Capt. Dickinson galloped up to our dwelling and hurriedly exclaimed: "The Mexicans are upon us, give me the babe, and jump up behind me." I did so, and as the Mexicans already occupied Commerce street, we galloped across the river at the ford south of it, and entered the fort at the southern gate, when the enemy commenced firing shot and shell into the fort, but with little or no effect, only wounding one horse.

There were eighteen guns mounted on the fortifications, and these, with our riflemen, repulsed with great slaughter two assaults made upon them before the final one.

I knew Colonels Crockett, Bowie and Travis well. Col. Crockett was a performer on the violin, and often during the siege took it up and played his favorite tunes.

I heard him say several times during the eleven days of the siege: "I think we had better march out and die in the open air. I don't like to be hemmed up."

There were provisions and forage enough in the fort to have subsisted men and horses for a month longer.

A few days before the final assault three Texans entered the fort during the night and inspired us with sanguine hopes of speedy relief, and thus animated the men to contend to the last.

A Mexican woman deserted us one night, and going over to the enemy informed them of our very inferior numbers, which Col. Travis said made them confident of success and emboldened them to make the final assault, which they did at early dawn on the morning of the 6th of March.

Under the cover of darkness they approached the fortifications, and planting their scaling ladders against our walls just as light was approaching, they climbed up to the tops of our walls and jumped down within, many of them to immediate death.

As fast as the front ranks were slain, they were filled up again by fresh troops.

The Mexicans numbered several thousands while there were only one hundred and eighty-two Texans.

The struggle lasted more than two hours when my husband rushed into the church where I was with my child, and exclaimed: "Great God, Sue, the Mexicans are inside our walls! All is lost! If they spare you, save my child."

Then, with a parting kiss, he drew his sword and plunged into the strife, then raging in different portions of the fortifications.

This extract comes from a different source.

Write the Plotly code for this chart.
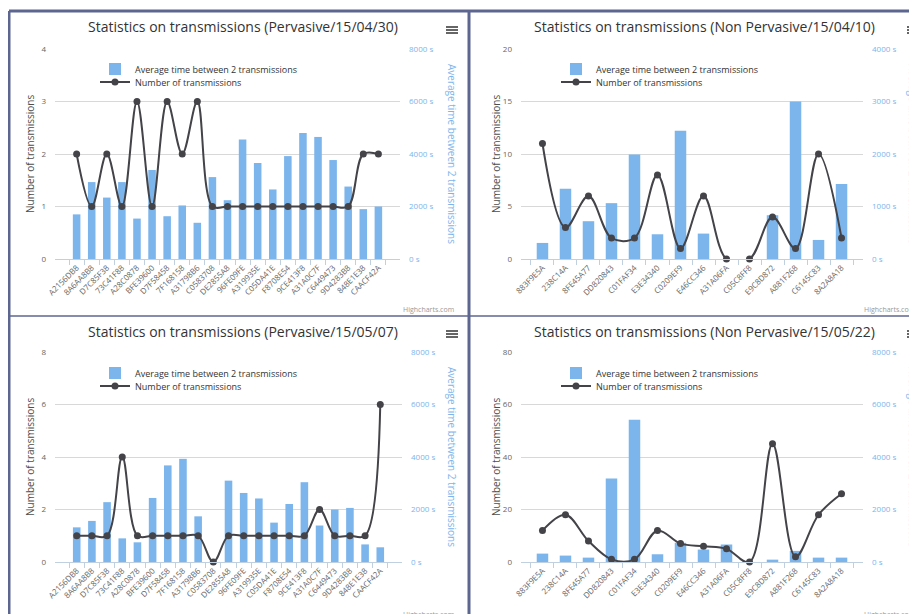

Soon after he left me, three unarmed gunners who abandoned their then useless guns came into the church where I was, and were shot down by my side. One of them was from Nacogdoches and named Walker. He spoke to me several times during the siege about his wife and four children with anxious tenderness. I saw four Mexicans toss him up in the air (as you would a bundle of fodder) with their bayonets, and then shoot him. At this moment a Mexican officer came into the room, and, addressing me in English, asked: "Are you Mrs. Dickinson?" I answered "Yes." Then said he, "If you wish to save your life, follow me." I followed him, and although shot at and wounded, was spared.

As we passed through the enclosed ground in front of the church, I saw heaps of dead and dying. The Texans on an average killed between eight and nine Mexicans each - 182 Texans and 1,600 Mexicans were killed.

I recognized Col. Crockett lying dead and mutilated between the church and the two story barrack building, and even remember seeing his peculiar cap lying by his side.

Col. Bowie was sick in bed and not expected to live, but as the victorious Mexicans entered his room, he killed two of them with his pistols before they pierced him through with their sabres.

Cols. Travis and Bonham were killed while working the cannon, the body of the former lay on top of the church. In the evening the Mexicans brought wood from the neighboring forest and burned the bodies of all the Texans, but their own dead they buried in the city cemetery across the San Pedro.